What needs to be done: Please set down all the lines beneath this one exactly, without the pictures.

Dataset excerpt:
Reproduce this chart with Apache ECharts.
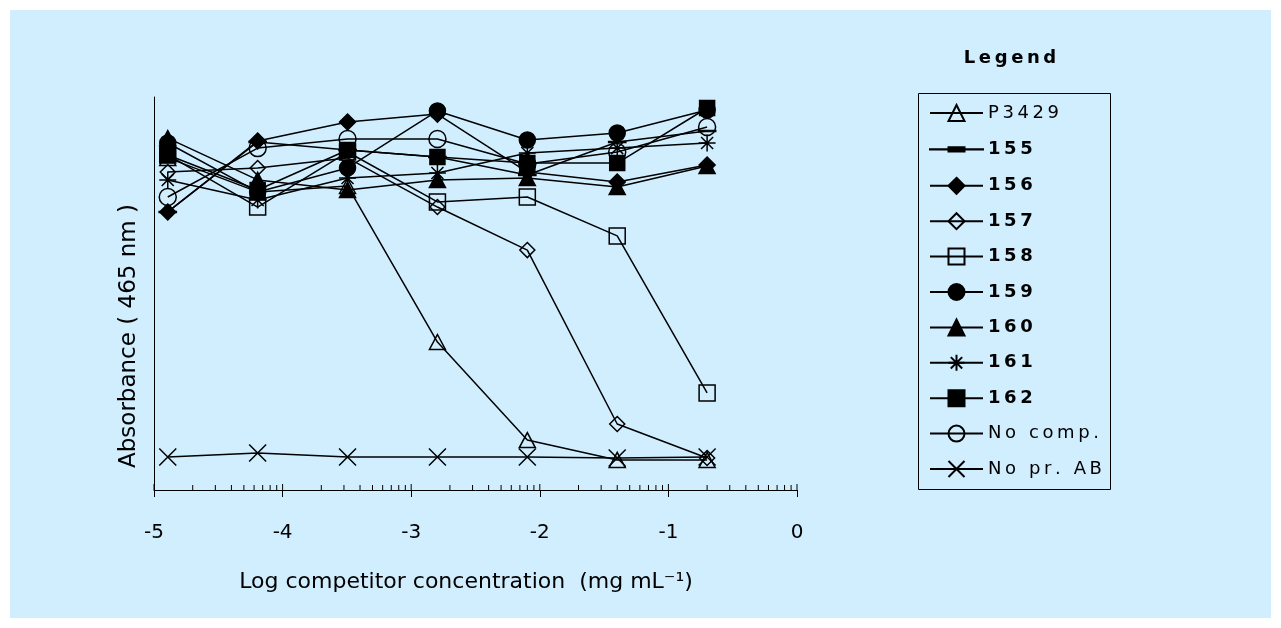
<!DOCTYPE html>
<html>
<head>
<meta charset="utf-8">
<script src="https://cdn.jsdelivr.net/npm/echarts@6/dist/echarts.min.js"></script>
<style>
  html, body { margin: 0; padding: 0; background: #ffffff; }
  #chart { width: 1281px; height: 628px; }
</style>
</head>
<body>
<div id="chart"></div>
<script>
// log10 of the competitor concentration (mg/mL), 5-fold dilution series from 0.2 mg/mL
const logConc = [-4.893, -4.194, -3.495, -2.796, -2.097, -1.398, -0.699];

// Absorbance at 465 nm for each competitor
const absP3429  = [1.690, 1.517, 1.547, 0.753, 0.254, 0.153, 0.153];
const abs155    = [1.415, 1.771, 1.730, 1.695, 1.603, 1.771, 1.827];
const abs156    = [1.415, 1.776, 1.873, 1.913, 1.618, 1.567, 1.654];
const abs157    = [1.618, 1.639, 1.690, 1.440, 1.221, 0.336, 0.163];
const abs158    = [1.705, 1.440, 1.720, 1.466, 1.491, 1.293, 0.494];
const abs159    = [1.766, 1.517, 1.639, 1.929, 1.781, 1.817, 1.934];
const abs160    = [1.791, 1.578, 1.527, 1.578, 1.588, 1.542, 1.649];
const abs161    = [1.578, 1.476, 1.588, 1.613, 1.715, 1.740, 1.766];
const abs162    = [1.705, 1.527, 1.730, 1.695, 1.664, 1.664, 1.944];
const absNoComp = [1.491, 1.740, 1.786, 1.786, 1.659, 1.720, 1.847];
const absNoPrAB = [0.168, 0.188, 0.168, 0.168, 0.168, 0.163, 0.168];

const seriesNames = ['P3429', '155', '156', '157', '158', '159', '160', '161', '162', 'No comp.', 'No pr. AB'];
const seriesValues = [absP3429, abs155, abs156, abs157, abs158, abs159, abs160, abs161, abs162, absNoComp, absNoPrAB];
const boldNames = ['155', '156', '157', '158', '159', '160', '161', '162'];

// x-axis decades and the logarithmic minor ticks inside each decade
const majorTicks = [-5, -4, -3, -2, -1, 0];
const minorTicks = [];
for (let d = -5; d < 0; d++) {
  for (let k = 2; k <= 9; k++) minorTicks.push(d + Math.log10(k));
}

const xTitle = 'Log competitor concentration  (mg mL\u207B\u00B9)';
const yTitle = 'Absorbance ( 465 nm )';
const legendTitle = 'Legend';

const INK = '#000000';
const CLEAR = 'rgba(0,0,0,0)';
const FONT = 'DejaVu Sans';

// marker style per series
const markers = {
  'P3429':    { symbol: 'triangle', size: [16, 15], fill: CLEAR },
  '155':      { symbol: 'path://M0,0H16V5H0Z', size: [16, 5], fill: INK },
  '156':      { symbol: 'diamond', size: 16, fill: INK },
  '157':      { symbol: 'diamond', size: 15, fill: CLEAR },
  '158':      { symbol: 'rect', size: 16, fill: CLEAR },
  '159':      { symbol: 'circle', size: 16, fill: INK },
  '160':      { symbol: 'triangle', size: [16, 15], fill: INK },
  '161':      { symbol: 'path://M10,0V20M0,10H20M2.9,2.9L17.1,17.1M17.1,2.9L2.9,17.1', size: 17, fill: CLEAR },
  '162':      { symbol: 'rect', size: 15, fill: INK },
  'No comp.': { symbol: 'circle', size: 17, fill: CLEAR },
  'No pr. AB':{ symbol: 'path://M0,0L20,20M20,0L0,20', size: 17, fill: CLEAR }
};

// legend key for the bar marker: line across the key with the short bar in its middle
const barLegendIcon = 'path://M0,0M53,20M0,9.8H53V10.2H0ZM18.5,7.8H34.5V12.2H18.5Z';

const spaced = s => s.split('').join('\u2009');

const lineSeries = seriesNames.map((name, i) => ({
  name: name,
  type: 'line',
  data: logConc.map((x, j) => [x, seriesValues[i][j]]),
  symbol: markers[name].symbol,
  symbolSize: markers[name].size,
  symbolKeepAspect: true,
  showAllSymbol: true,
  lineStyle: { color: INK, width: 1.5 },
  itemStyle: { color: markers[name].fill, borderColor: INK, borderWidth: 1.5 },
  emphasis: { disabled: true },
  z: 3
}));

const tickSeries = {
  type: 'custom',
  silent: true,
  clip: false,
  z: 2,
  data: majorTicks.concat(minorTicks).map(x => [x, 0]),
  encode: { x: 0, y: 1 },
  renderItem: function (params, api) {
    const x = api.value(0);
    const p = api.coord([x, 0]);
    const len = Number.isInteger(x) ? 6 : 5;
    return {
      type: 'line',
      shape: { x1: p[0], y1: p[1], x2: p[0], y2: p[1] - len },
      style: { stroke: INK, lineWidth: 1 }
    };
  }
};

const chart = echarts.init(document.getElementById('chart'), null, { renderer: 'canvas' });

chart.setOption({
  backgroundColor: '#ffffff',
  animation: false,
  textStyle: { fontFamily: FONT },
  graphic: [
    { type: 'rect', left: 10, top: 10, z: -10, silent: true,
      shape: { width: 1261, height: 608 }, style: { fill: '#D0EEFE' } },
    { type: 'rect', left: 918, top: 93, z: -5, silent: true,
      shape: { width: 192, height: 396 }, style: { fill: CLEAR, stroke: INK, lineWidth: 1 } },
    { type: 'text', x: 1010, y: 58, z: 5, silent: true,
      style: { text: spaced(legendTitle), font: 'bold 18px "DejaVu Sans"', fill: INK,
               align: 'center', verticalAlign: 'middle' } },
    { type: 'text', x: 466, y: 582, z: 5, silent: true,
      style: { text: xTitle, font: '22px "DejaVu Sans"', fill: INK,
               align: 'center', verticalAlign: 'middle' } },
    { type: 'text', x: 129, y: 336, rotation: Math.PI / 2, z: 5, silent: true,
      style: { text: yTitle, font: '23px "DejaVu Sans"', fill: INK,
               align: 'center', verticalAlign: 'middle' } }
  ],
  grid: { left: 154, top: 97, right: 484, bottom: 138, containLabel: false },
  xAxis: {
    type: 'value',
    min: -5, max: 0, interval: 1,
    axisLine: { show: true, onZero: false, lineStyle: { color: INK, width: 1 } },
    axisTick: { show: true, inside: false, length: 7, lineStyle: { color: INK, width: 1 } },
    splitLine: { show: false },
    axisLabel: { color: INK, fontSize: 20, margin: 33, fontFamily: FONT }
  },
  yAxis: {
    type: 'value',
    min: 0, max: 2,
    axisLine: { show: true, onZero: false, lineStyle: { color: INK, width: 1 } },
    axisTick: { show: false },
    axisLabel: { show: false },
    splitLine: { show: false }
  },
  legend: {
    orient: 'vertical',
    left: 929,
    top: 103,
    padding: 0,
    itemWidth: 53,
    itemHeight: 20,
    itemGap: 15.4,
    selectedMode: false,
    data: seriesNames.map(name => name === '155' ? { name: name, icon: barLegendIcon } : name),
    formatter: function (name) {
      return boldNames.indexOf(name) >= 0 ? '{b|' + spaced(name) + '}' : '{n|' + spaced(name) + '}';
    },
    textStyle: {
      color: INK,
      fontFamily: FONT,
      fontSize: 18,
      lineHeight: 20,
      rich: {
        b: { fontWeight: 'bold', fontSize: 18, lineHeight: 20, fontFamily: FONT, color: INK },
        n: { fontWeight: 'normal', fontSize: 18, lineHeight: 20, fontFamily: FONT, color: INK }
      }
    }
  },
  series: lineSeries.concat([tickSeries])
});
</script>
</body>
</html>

Response to the exercise:
Reproduce this chart with Apache ECharts.
<!DOCTYPE html>
<html>
<head>
<meta charset="utf-8">
<script src="https://cdn.jsdelivr.net/npm/echarts@6/dist/echarts.min.js"></script>
<style>
  html, body { margin: 0; padding: 0; background: #ffffff; }
  #chart { width: 1281px; height: 628px; }
</style>
</head>
<body>
<div id="chart"></div>
<script>
// log10 of the competitor concentration (mg/mL), 5-fold dilution series from 0.2 mg/mL
const logConc = [-4.893, -4.194, -3.495, -2.796, -2.097, -1.398, -0.699];

// Absorbance at 465 nm for each competitor
const absP3429  = [1.690, 1.517, 1.547, 0.753, 0.254, 0.153, 0.153];
const abs155    = [1.415, 1.771, 1.730, 1.695, 1.603, 1.771, 1.827];
const abs156    = [1.415, 1.776, 1.873, 1.913, 1.618, 1.567, 1.654];
const abs157    = [1.618, 1.639, 1.690, 1.440, 1.221, 0.336, 0.163];
const abs158    = [1.705, 1.440, 1.720, 1.466, 1.491, 1.293, 0.494];
const abs159    = [1.766, 1.517, 1.639, 1.929, 1.781, 1.817, 1.934];
const abs160    = [1.791, 1.578, 1.527, 1.578, 1.588, 1.542, 1.649];
const abs161    = [1.578, 1.476, 1.588, 1.613, 1.715, 1.740, 1.766];
const abs162    = [1.705, 1.527, 1.730, 1.695, 1.664, 1.664, 1.944];
const absNoComp = [1.491, 1.740, 1.786, 1.786, 1.659, 1.720, 1.847];
const absNoPrAB = [0.168, 0.188, 0.168, 0.168, 0.168, 0.163, 0.168];

const seriesNames = ['P3429', '155', '156', '157', '158', '159', '160', '161', '162', 'No comp.', 'No pr. AB'];
const seriesValues = [absP3429, abs155, abs156, abs157, abs158, abs159, abs160, abs161, abs162, absNoComp, absNoPrAB];
const boldNames = ['155', '156', '157', '158', '159', '160', '161', '162'];

// x-axis decades and the logarithmic minor ticks inside each decade
const majorTicks = [-5, -4, -3, -2, -1, 0];
const minorTicks = [];
for (let d = -5; d < 0; d++) {
  for (let k = 2; k <= 9; k++) minorTicks.push(d + Math.log10(k));
}

const xTitle = 'Log competitor concentration  (mg mL\u207B\u00B9)';
const yTitle = 'Absorbance ( 465 nm )';
const legendTitle = 'Legend';

const INK = '#000000';
const CLEAR = 'rgba(0,0,0,0)';
const FONT = 'DejaVu Sans';

// marker style per series
const markers = {
  'P3429':    { symbol: 'triangle', size: [16, 15], fill: CLEAR },
  '155':      { symbol: 'path://M0,0H16V5H0Z', size: [16, 5], fill: INK },
  '156':      { symbol: 'diamond', size: 16, fill: INK },
  '157':      { symbol: 'diamond', size: 15, fill: CLEAR },
  '158':      { symbol: 'rect', size: 16, fill: CLEAR },
  '159':      { symbol: 'circle', size: 16, fill: INK },
  '160':      { symbol: 'triangle', size: [16, 15], fill: INK },
  '161':      { symbol: 'path://M10,0V20M0,10H20M2.9,2.9L17.1,17.1M17.1,2.9L2.9,17.1', size: 17, fill: CLEAR },
  '162':      { symbol: 'rect', size: 15, fill: INK },
  'No comp.': { symbol: 'circle', size: 17, fill: CLEAR },
  'No pr. AB':{ symbol: 'path://M0,0L20,20M20,0L0,20', size: 17, fill: CLEAR }
};

// legend key for the bar marker: line across the key with the short bar in its middle
const barLegendIcon = 'path://M0,0M53,20M0,9.8H53V10.2H0ZM18.5,7.8H34.5V12.2H18.5Z';

const spaced = s => s.split('').join('\u2009');

const lineSeries = seriesNames.map((name, i) => ({
  name: name,
  type: 'line',
  data: logConc.map((x, j) => [x, seriesValues[i][j]]),
  symbol: markers[name].symbol,
  symbolSize: markers[name].size,
  symbolKeepAspect: true,
  showAllSymbol: true,
  lineStyle: { color: INK, width: 1.5 },
  itemStyle: { color: markers[name].fill, borderColor: INK, borderWidth: 1.5 },
  emphasis: { disabled: true },
  z: 3
}));

const tickSeries = {
  type: 'custom',
  silent: true,
  clip: false,
  z: 2,
  data: majorTicks.concat(minorTicks).map(x => [x, 0]),
  encode: { x: 0, y: 1 },
  renderItem: function (params, api) {
    const x = api.value(0);
    const p = api.coord([x, 0]);
    const len = Number.isInteger(x) ? 6 : 5;
    return {
      type: 'line',
      shape: { x1: p[0], y1: p[1], x2: p[0], y2: p[1] - len },
      style: { stroke: INK, lineWidth: 1 }
    };
  }
};

const chart = echarts.init(document.getElementById('chart'), null, { renderer: 'canvas' });

chart.setOption({
  backgroundColor: '#ffffff',
  animation: false,
  textStyle: { fontFamily: FONT },
  graphic: [
    { type: 'rect', left: 10, top: 10, z: -10, silent: true,
      shape: { width: 1261, height: 608 }, style: { fill: '#D0EEFE' } },
    { type: 'rect', left: 918, top: 93, z: -5, silent: true,
      shape: { width: 192, height: 396 }, style: { fill: CLEAR, stroke: INK, lineWidth: 1 } },
    { type: 'text', x: 1010, y: 58, z: 5, silent: true,
      style: { text: spaced(legendTitle), font: 'bold 18px "DejaVu Sans"', fill: INK,
               align: 'center', verticalAlign: 'middle' } },
    { type: 'text', x: 466, y: 582, z: 5, silent: true,
      style: { text: xTitle, font: '22px "DejaVu Sans"', fill: INK,
               align: 'center', verticalAlign: 'middle' } },
    { type: 'text', x: 129, y: 336, rotation: Math.PI / 2, z: 5, silent: true,
      style: { text: yTitle, font: '23px "DejaVu Sans"', fill: INK,
               align: 'center', verticalAlign: 'middle' } }
  ],
  grid: { left: 154, top: 97, right: 484, bottom: 138, containLabel: false },
  xAxis: {
    type: 'value',
    min: -5, max: 0, interval: 1,
    axisLine: { show: true, onZero: false, lineStyle: { color: INK, width: 1 } },
    axisTick: { show: true, inside: false, length: 7, lineStyle: { color: INK, width: 1 } },
    splitLine: { show: false },
    axisLabel: { color: INK, fontSize: 20, margin: 33, fontFamily: FONT }
  },
  yAxis: {
    type: 'value',
    min: 0, max: 2,
    axisLine: { show: true, onZero: false, lineStyle: { color: INK, width: 1 } },
    axisTick: { show: false },
    axisLabel: { show: false },
    splitLine: { show: false }
  },
  legend: {
    orient: 'vertical',
    left: 929,
    top: 103,
    padding: 0,
    itemWidth: 53,
    itemHeight: 20,
    itemGap: 15.4,
    selectedMode: false,
    data: seriesNames.map(name => name === '155' ? { name: name, icon: barLegendIcon } : name),
    formatter: function (name) {
      return boldNames.indexOf(name) >= 0 ? '{b|' + spaced(name) + '}' : '{n|' + spaced(name) + '}';
    },
    textStyle: {
      color: INK,
      fontFamily: FONT,
      fontSize: 18,
      lineHeight: 20,
      rich: {
        b: { fontWeight: 'bold', fontSize: 18, lineHeight: 20, fontFamily: FONT, color: INK },
        n: { fontWeight: 'normal', fontSize: 18, lineHeight: 20, fontFamily: FONT, color: INK }
      }
    }
  },
  series: lineSeries.concat([tickSeries])
});
</script>
</body>
</html>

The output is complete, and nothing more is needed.